Only the lines between the line holding "Emit a web page" and the line holding "const pHMinorTicks = [8.25, 8.75, 9.25, 9.75, 10.25, 10.75];", both of those included, should be copied exactly; drop the pictures.

-- BEGIN Excerpted records --

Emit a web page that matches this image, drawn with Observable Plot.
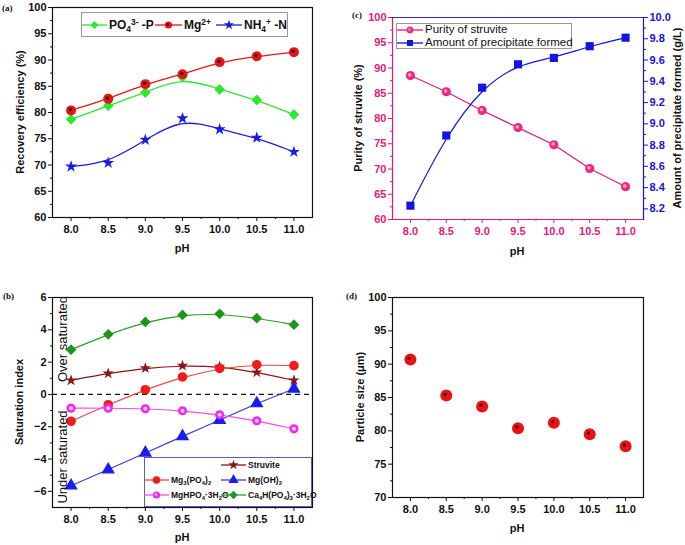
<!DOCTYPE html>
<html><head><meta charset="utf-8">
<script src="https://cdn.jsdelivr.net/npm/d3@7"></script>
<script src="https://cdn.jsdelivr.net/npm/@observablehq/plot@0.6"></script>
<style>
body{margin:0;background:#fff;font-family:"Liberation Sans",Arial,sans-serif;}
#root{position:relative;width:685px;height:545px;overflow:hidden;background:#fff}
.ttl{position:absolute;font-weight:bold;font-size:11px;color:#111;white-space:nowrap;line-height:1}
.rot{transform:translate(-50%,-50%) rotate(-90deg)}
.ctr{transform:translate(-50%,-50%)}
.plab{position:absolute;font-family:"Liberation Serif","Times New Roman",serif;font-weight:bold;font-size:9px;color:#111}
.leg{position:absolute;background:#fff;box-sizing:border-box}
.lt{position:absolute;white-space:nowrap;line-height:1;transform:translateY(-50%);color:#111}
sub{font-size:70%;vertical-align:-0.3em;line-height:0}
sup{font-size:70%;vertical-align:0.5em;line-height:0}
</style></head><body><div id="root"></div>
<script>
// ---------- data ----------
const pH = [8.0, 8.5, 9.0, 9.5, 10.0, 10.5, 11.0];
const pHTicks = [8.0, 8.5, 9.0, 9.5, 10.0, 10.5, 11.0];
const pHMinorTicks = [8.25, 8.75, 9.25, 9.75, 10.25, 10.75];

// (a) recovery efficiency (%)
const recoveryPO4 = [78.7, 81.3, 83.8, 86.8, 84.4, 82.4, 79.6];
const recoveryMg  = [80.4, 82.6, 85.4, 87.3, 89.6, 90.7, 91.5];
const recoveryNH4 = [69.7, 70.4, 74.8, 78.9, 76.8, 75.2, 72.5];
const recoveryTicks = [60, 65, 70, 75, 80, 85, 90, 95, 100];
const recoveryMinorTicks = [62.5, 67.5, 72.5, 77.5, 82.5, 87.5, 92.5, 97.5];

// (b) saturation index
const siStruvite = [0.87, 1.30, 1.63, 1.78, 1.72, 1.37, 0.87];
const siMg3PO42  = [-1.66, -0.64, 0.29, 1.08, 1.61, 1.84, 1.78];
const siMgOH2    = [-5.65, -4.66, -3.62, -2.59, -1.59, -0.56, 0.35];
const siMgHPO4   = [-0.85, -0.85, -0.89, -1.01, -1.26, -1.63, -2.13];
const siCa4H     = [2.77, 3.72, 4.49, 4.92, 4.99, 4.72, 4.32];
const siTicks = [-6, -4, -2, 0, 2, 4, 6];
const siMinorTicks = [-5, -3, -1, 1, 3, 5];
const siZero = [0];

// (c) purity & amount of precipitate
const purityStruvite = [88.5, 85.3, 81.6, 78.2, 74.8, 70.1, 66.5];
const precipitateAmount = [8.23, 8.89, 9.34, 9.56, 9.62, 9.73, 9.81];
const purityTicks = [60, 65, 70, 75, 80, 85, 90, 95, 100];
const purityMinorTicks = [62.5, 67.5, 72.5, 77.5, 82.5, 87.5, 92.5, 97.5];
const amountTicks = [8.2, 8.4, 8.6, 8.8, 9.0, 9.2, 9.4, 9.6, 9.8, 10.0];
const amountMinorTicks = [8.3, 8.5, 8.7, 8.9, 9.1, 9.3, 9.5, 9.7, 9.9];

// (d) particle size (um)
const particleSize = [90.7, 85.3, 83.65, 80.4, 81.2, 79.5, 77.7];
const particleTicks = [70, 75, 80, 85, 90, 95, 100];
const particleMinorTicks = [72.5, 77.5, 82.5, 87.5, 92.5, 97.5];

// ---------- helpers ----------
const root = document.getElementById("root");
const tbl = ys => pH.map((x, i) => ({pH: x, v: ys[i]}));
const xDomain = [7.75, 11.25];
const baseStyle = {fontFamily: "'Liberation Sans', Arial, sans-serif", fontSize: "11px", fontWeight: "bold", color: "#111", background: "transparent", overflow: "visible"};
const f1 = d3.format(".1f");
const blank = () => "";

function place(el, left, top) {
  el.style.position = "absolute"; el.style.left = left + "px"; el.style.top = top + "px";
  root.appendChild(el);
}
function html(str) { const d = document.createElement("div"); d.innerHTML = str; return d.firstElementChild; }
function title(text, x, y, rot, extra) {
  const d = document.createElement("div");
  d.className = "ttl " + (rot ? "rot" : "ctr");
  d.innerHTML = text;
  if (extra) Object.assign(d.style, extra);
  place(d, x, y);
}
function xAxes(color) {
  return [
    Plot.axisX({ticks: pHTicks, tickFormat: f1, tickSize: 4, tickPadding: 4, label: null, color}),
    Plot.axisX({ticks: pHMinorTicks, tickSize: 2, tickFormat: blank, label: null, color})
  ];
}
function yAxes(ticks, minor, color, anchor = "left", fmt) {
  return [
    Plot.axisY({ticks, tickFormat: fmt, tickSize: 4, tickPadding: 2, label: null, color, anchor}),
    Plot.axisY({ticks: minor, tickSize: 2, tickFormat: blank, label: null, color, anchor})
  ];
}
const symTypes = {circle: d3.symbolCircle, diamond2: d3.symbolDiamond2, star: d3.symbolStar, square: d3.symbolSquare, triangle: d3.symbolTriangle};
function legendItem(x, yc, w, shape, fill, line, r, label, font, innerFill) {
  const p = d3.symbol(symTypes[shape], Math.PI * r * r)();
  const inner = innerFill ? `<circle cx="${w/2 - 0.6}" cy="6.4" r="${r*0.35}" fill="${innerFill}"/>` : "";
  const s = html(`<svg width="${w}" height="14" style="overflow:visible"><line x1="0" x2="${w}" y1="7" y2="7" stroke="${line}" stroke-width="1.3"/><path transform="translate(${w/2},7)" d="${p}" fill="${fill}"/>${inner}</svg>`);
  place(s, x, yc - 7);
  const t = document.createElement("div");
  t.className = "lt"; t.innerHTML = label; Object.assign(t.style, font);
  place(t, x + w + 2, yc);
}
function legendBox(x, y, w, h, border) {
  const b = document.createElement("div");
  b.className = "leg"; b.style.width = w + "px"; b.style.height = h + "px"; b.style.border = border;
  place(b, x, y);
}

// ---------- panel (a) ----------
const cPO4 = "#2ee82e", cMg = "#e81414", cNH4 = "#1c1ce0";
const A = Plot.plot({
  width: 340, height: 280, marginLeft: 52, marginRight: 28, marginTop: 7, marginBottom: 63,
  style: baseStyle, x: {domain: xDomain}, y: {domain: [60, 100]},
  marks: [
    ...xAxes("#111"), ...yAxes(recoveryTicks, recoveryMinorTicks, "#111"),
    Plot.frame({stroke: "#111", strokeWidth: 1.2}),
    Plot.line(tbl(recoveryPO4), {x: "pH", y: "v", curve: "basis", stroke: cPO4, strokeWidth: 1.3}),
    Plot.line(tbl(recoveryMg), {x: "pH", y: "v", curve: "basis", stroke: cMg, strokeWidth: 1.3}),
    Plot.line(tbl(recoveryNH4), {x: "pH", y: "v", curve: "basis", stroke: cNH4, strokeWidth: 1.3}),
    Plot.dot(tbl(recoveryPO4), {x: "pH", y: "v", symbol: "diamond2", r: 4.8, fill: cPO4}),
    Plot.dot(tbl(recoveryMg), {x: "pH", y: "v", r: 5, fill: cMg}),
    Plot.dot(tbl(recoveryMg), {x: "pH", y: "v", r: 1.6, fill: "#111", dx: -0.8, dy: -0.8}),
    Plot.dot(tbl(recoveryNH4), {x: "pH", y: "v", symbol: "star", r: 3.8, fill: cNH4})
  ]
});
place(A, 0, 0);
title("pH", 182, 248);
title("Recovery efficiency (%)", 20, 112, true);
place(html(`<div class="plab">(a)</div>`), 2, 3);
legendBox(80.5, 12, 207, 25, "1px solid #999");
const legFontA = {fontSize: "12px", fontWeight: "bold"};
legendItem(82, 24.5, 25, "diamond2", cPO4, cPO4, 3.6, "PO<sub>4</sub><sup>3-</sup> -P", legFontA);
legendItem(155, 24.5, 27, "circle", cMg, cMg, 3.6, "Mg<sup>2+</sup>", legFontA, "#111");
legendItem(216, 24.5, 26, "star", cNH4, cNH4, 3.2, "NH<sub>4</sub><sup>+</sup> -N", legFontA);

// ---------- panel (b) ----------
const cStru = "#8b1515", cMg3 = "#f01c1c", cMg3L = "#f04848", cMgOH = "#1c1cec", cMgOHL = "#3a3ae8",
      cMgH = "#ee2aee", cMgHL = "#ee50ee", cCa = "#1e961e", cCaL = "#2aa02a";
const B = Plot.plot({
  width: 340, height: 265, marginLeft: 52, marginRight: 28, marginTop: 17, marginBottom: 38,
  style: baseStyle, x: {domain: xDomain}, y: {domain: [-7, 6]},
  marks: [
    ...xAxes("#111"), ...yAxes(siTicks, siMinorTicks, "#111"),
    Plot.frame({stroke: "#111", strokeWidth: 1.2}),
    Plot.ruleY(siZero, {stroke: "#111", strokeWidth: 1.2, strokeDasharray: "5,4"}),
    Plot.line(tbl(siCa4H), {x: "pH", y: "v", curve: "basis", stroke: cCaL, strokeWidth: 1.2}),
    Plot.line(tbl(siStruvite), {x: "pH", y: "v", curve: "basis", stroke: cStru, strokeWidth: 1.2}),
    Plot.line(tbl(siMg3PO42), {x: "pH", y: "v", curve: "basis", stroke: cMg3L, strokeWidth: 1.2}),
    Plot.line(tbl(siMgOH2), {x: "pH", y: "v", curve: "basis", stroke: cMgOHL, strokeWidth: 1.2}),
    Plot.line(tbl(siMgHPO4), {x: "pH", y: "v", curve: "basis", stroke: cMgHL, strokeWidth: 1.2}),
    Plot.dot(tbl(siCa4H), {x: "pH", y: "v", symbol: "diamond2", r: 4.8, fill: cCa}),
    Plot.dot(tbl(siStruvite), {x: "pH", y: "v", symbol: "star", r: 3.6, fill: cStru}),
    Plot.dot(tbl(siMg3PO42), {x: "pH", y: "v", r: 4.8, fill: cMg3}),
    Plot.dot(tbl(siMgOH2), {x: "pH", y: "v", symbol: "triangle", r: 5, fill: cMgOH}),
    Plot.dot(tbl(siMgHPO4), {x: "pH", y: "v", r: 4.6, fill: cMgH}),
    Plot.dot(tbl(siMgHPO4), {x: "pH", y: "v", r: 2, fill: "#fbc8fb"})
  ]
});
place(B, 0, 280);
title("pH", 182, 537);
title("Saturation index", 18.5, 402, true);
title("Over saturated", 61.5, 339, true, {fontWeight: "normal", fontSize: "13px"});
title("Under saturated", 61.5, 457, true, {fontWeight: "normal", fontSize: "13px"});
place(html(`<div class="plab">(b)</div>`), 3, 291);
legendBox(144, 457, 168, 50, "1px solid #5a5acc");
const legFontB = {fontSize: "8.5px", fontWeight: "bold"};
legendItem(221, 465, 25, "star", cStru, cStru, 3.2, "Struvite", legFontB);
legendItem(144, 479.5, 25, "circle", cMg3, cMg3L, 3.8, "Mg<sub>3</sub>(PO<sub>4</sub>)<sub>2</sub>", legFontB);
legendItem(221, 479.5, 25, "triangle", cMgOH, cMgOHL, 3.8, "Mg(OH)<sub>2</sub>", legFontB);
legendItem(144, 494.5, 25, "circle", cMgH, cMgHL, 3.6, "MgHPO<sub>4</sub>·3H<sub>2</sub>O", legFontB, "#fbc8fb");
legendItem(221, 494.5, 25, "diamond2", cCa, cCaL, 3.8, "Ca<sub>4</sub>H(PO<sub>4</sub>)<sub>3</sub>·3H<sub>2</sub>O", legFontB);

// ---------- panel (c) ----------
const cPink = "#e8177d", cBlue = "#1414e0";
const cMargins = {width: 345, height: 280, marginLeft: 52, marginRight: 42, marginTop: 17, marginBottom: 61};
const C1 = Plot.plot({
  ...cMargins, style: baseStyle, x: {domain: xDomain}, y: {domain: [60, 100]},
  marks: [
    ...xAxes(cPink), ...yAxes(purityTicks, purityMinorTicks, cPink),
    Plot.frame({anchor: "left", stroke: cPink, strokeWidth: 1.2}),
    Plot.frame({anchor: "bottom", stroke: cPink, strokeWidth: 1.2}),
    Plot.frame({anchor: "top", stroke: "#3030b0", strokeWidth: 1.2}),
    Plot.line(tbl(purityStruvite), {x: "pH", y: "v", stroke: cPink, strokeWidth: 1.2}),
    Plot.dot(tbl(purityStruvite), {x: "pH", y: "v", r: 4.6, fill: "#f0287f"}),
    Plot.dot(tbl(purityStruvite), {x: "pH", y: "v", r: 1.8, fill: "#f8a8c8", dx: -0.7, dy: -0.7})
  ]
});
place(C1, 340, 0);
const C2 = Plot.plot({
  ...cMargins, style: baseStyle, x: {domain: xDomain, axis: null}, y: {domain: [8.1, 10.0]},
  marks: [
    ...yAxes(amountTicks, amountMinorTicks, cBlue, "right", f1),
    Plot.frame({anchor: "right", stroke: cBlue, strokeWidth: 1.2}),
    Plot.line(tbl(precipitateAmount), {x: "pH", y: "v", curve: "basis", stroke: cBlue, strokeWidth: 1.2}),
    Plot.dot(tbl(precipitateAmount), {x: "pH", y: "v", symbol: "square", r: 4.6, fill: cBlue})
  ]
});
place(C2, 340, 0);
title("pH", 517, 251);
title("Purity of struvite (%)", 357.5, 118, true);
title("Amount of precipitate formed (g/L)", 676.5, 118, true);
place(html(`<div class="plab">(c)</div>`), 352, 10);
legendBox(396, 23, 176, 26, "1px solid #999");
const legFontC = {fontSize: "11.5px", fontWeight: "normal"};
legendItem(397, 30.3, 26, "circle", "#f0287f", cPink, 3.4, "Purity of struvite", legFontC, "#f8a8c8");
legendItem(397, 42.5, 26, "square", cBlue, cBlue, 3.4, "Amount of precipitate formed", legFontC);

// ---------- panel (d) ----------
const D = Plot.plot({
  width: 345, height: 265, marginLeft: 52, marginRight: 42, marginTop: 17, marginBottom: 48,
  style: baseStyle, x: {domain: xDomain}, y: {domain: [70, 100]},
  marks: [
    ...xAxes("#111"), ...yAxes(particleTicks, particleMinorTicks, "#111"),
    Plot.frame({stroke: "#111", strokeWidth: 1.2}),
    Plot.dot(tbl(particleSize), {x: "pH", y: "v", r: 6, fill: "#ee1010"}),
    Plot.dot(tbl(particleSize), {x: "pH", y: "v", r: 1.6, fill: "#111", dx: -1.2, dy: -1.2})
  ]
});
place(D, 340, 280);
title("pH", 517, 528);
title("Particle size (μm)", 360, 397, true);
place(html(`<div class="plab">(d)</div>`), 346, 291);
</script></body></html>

-- END Excerpted records --
-- BEGIN Excerpted records --

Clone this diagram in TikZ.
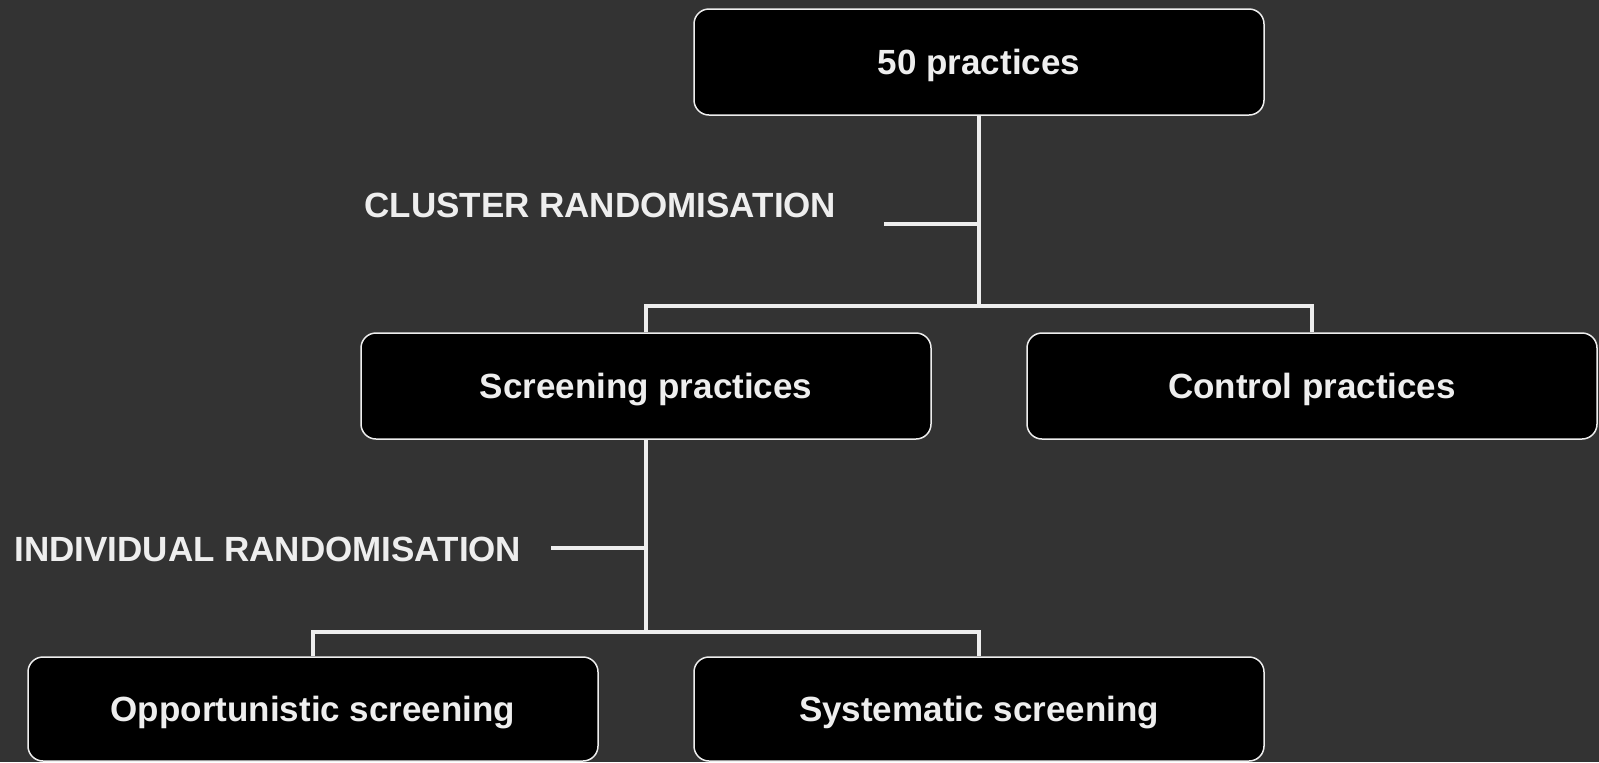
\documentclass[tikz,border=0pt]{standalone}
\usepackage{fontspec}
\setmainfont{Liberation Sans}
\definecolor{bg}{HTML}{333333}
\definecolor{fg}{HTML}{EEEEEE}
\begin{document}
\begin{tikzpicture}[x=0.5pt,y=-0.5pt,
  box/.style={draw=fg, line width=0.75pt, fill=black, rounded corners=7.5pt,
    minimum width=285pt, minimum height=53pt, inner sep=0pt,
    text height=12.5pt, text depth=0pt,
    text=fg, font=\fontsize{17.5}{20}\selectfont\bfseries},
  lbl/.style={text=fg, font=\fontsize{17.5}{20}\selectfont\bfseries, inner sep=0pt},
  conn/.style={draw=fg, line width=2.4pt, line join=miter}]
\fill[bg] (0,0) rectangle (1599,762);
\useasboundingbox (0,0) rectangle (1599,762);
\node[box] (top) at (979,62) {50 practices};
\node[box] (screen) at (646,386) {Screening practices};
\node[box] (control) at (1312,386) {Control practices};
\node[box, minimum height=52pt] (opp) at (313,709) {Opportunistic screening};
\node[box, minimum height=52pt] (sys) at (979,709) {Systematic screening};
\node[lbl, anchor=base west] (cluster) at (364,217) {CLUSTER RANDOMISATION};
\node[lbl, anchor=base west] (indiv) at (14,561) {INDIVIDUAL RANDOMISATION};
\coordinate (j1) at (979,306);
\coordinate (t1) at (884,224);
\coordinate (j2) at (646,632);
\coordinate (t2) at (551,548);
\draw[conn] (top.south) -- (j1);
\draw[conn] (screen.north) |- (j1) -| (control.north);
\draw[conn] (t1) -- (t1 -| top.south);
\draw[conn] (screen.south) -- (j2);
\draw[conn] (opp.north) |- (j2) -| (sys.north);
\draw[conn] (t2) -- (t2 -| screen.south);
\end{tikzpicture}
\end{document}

-- END Excerpted records --
-- BEGIN Excerpted records --

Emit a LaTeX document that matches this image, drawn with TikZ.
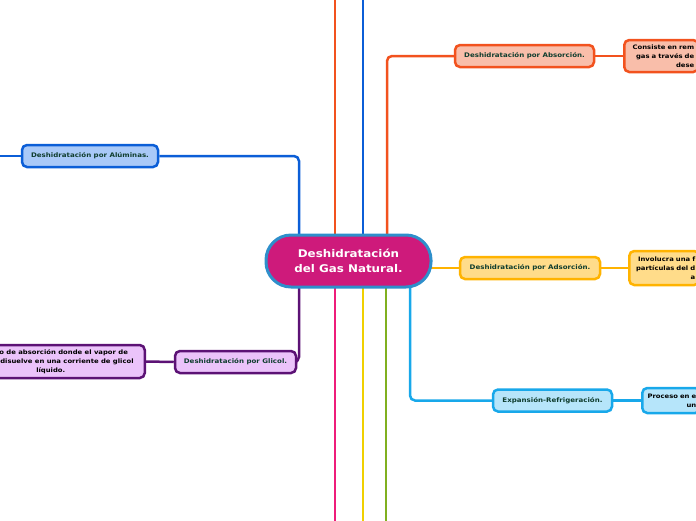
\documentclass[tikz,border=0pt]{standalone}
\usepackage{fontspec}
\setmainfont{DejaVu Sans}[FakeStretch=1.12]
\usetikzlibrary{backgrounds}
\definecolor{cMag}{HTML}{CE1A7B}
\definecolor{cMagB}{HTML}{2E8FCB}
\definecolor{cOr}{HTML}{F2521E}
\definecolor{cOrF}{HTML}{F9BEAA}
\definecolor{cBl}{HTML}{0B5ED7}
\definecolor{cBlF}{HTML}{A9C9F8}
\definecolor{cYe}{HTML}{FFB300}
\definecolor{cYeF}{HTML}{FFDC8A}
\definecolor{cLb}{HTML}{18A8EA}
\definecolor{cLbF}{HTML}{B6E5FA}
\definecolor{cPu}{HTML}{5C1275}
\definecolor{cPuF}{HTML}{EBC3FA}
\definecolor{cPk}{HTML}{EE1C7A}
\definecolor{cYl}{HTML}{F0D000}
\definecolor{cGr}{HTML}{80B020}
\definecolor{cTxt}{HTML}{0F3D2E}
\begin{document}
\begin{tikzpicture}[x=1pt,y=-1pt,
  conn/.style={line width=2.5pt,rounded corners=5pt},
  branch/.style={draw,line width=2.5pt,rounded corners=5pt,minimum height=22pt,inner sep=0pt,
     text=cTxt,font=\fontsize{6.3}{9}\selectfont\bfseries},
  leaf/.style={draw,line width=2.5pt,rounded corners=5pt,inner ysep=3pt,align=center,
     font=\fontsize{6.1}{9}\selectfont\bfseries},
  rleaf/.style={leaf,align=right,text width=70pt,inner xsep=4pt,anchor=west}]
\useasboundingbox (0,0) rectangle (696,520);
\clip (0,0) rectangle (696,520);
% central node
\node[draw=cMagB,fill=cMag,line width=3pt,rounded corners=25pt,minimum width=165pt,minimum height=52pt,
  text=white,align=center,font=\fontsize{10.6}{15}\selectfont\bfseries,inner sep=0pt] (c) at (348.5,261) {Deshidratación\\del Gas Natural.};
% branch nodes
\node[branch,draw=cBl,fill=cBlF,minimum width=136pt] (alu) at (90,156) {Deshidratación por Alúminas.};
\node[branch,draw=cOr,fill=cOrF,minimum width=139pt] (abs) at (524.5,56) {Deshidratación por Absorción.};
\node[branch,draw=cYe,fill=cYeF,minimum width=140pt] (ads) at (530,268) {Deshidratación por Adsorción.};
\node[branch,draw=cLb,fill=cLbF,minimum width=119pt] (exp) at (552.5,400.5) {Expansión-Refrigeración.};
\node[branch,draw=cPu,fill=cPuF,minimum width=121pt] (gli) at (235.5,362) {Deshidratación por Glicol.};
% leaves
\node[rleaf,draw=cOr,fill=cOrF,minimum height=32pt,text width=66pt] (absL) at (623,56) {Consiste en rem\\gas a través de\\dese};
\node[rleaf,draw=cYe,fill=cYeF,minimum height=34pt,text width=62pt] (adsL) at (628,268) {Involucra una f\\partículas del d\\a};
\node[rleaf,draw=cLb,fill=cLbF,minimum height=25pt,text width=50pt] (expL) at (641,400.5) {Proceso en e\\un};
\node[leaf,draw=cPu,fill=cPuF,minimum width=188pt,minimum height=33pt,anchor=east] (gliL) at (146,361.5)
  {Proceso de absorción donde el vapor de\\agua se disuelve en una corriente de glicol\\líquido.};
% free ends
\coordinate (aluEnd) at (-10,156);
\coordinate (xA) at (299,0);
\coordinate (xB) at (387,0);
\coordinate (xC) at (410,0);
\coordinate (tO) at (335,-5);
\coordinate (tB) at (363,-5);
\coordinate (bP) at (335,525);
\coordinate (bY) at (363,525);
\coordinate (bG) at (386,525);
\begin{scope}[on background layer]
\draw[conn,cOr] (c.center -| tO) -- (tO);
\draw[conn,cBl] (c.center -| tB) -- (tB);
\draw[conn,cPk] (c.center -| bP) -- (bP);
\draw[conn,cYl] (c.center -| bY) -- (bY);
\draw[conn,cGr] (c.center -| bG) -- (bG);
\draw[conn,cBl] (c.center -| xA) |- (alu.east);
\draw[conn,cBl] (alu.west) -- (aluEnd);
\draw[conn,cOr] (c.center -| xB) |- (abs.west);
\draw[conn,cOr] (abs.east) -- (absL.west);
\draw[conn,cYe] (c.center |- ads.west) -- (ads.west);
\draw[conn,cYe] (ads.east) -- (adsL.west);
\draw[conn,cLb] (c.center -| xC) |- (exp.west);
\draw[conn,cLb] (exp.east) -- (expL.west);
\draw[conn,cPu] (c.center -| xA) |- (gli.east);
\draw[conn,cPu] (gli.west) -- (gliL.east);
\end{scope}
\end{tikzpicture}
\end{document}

-- END Excerpted records --

- [Finished task]:
Emit a web page that matches this image, drawn with Observable Plot.
<!DOCTYPE html>
<html><head><meta charset="utf-8">
<script src="https://cdn.jsdelivr.net/npm/d3@7"></script>
<script src="https://cdn.jsdelivr.net/npm/@observablehq/plot@0.6"></script>
<style>
body{margin:0;background:#fff;font-family:"Liberation Sans",Arial,sans-serif;}
#root{position:relative;width:685px;height:545px;overflow:hidden;background:#fff}
.ttl{position:absolute;font-weight:bold;font-size:11px;color:#111;white-space:nowrap;line-height:1}
.rot{transform:translate(-50%,-50%) rotate(-90deg)}
.ctr{transform:translate(-50%,-50%)}
.plab{position:absolute;font-family:"Liberation Serif","Times New Roman",serif;font-weight:bold;font-size:9px;color:#111}
.leg{position:absolute;background:#fff;box-sizing:border-box}
.lt{position:absolute;white-space:nowrap;line-height:1;transform:translateY(-50%);color:#111}
sub{font-size:70%;vertical-align:-0.3em;line-height:0}
sup{font-size:70%;vertical-align:0.5em;line-height:0}
</style></head><body><div id="root"></div>
<script>
// ---------- data ----------
const pH = [8.0, 8.5, 9.0, 9.5, 10.0, 10.5, 11.0];
const pHTicks = [8.0, 8.5, 9.0, 9.5, 10.0, 10.5, 11.0];
const pHMinorTicks = [8.25, 8.75, 9.25, 9.75, 10.25, 10.75];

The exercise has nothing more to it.